Saturday, October 26, 2013

The worst sentences in Salinger

These sentences, from the introduction and last page, seem to me finally the worst, not for the quality of the writing but for the sloppiness of the thought. From David Shields and Shane Salerno’s Salinger, pages xv and xvii:

This is an investigation into the process by which a broken soldier and wounded soul transformed himself, through his art, into an icon of the twentieth century and then, through his religion, destroyed that art.

Religion provided the comfort he needed as a man but killed his art.

[H]e gave himself over wholly to Vedanta, turning the last half of his life into a dance with ghosts. He had nothing anymore to say to anyone else.
Got that? And now turn to page 575:
Salinger’s chronicles of two extraordinary families, the Glasses and the Caulfields — written from 1941 to 2008, when he conveyed his body of work to the J. D. Salinger Literary Trust — will be the masterworks for which he is forever known.

These works will begin to be published in irregular installments starting between 2015 and 2020.
So religion destroyed Salinger’s art, and yet Salinger was working, as late as 2008, on masterworks that will bring undying fame? That’s the kind of blatant self-contradiction one might see in a hastily assembled freshman-comp essay. The problem involves not a few sentences but the biographers’ basic sense of their subject. Did anyone at Simon & Schuster notice? Did anyone care?
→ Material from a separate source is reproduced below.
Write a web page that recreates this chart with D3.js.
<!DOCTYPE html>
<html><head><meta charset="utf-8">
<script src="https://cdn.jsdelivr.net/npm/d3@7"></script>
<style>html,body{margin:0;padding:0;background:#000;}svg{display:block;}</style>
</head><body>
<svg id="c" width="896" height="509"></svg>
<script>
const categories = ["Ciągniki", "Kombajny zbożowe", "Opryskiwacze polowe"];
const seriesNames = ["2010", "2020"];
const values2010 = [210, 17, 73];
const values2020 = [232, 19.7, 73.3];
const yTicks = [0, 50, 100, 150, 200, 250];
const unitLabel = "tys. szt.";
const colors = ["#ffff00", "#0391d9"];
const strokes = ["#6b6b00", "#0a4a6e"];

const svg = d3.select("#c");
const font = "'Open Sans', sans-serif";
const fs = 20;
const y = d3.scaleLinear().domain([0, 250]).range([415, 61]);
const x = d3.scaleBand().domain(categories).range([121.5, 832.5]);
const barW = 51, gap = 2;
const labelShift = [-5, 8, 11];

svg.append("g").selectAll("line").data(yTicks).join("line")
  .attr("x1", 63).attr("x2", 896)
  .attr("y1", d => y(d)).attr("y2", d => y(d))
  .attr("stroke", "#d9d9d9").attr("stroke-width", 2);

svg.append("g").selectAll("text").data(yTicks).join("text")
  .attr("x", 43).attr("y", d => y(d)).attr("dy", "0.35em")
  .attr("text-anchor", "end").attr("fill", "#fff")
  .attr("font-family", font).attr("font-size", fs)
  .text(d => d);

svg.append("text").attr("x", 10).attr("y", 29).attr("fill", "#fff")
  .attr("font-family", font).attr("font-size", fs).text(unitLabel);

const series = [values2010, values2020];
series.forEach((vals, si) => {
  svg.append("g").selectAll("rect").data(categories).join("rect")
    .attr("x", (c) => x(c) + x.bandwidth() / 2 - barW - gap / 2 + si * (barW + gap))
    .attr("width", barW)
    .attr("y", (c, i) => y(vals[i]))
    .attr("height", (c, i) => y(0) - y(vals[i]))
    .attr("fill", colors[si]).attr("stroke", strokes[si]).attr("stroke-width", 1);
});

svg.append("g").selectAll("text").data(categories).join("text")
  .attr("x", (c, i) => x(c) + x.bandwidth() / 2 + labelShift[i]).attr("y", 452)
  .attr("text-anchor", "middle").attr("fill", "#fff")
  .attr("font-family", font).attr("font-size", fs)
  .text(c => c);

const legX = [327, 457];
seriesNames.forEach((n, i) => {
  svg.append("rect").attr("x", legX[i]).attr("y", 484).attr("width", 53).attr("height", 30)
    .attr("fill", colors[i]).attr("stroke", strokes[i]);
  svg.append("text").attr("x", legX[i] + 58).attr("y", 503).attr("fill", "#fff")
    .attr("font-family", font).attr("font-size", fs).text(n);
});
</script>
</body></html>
Sara Nelson, Amazon’s “Editorial Director of Books and Kindle,” from the company page for Salinger: “This book says more than most about the world of writing, celebrity and American culture in the twentieth century.” Yes, but make that the twentieth and twenty-first centuries. This book — in other words, the fact of the book as published — says more than most books about the cynicism of trade publication in our time. Dolla dolla bill.
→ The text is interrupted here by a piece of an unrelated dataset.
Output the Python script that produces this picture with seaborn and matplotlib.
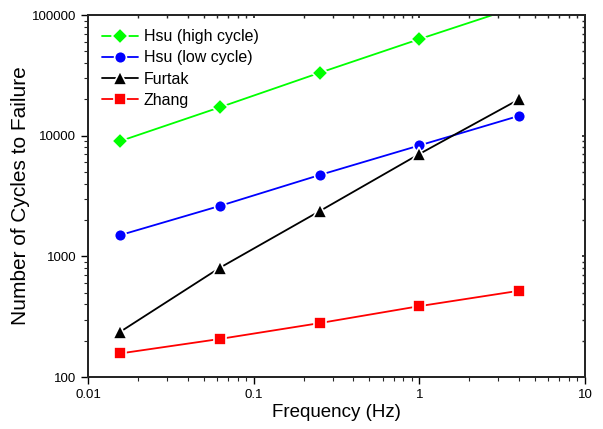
import numpy as np
import pandas as pd
import matplotlib
matplotlib.use("Agg")
import matplotlib.pyplot as plt
import seaborn as sns
from matplotlib.ticker import LogLocator, NullFormatter, FixedFormatter, FixedLocator

# frequencies (Hz)
freq = [1/64, 1/16, 1/4, 1, 4]
hsu_high = [9020, 17200, 33200, 63100, 118000]
hsu_low = [1500, 2620, 4720, 8300, 14600]
furtak = [237, 805, 2370, 7050, 20000]
zhang = [157, 207, 280, 387, 519]

series_names = ['Hsu (high cycle)', 'Hsu (low cycle)', 'Furtak', 'Zhang']
series_vals = [hsu_high, hsu_low, furtak, zhang]
colors = ['#00ff00', '#0000ff', '#000000', '#ff0000']
markers = ['D', 'o', '^', 's']
msizes = [8, 8.5, 10, 8]

sns.set_theme(style="ticks")
plt.rcParams['font.family'] = ['Liberation Sans', 'DejaVu Sans']
plt.rcParams['text.color'] = 'black'
plt.rcParams['axes.labelcolor'] = 'black'

fig = plt.figure(figsize=(6.03, 4.29), dpi=100)
ax = fig.add_axes([0.146, 0.121, 0.824, 0.844])

for name, vals, c, m, ms in zip(series_names, series_vals, colors, markers, msizes):
    df = pd.DataFrame({'Frequency': freq, 'Cycles': vals})
    sns.lineplot(data=df, x='Frequency', y='Cycles', ax=ax, color=c, marker=m,
                 markersize=ms, markeredgecolor='white', markeredgewidth=1.2,
                 linewidth=1.3, label=name)

ax.set_xscale('log')
ax.set_yscale('log')
ax.set_xlim(0.01, 10)
ax.set_ylim(100, 100000)

ax.xaxis.set_major_locator(FixedLocator([0.01, 0.1, 1, 10]))
ax.xaxis.set_major_formatter(FixedFormatter(['0.01', '0.1', '1', '10']))
ax.yaxis.set_major_locator(FixedLocator([100, 1000, 10000, 100000]))
ax.yaxis.set_major_formatter(FixedFormatter(['100', '1000', '10000', '100000']))
ax.xaxis.set_minor_locator(LogLocator(base=10, subs=np.arange(2, 10)))
ax.yaxis.set_minor_locator(LogLocator(base=10, subs=np.arange(2, 10)))
ax.xaxis.set_minor_formatter(NullFormatter())
ax.yaxis.set_minor_formatter(NullFormatter())

ax.tick_params(which='major', direction='out', length=5, width=1, labelsize=9.5, colors='black')
ax.tick_params(which='minor', direction='out', length=3, width=0.8)

for s in ax.spines.values():
    s.set_linewidth(1.2)
    s.set_color('black')

# inward ticks on top and right
ax2 = ax.twinx()
ax2.set_yscale('log')
ax2.set_ylim(ax.get_ylim())
ax2.yaxis.set_minor_locator(LogLocator(base=10, subs=np.arange(2, 10)))
ax2.tick_params(which='both', direction='in', length=2, labelright=False)
ax3 = ax.twiny()
ax3.set_xscale('log')
ax3.set_xlim(ax.get_xlim())
ax3.xaxis.set_minor_locator(LogLocator(base=10, subs=np.arange(2, 10)))
ax3.tick_params(which='both', direction='in', length=2, labeltop=False)

ax.set_xlabel('Frequency (Hz)', fontsize=13.5, labelpad=2)
ax.set_ylabel('Number of Cycles to Failure', fontsize=15, labelpad=1)

ax.legend(loc='upper left', frameon=False, fontsize=11.5, handlelength=2.2,
          handletextpad=0.4, labelspacing=0.38, borderaxespad=0.5)

fig.savefig('out.png', dpi=100)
Other posts about this biography
The worst sentence in Salinger so far
The worst sentences in Salinger so far
The worst sentences in Salinger so far

[This is my final post about Salinger. Borrow the book from a library if you must.]

comments: 1

The Subliminal Mr Dunn said...

I haven't read the book, Michael, and have no particular wish to do so after what you have written!
Well done in catching the authors out in such a blatant contradiction.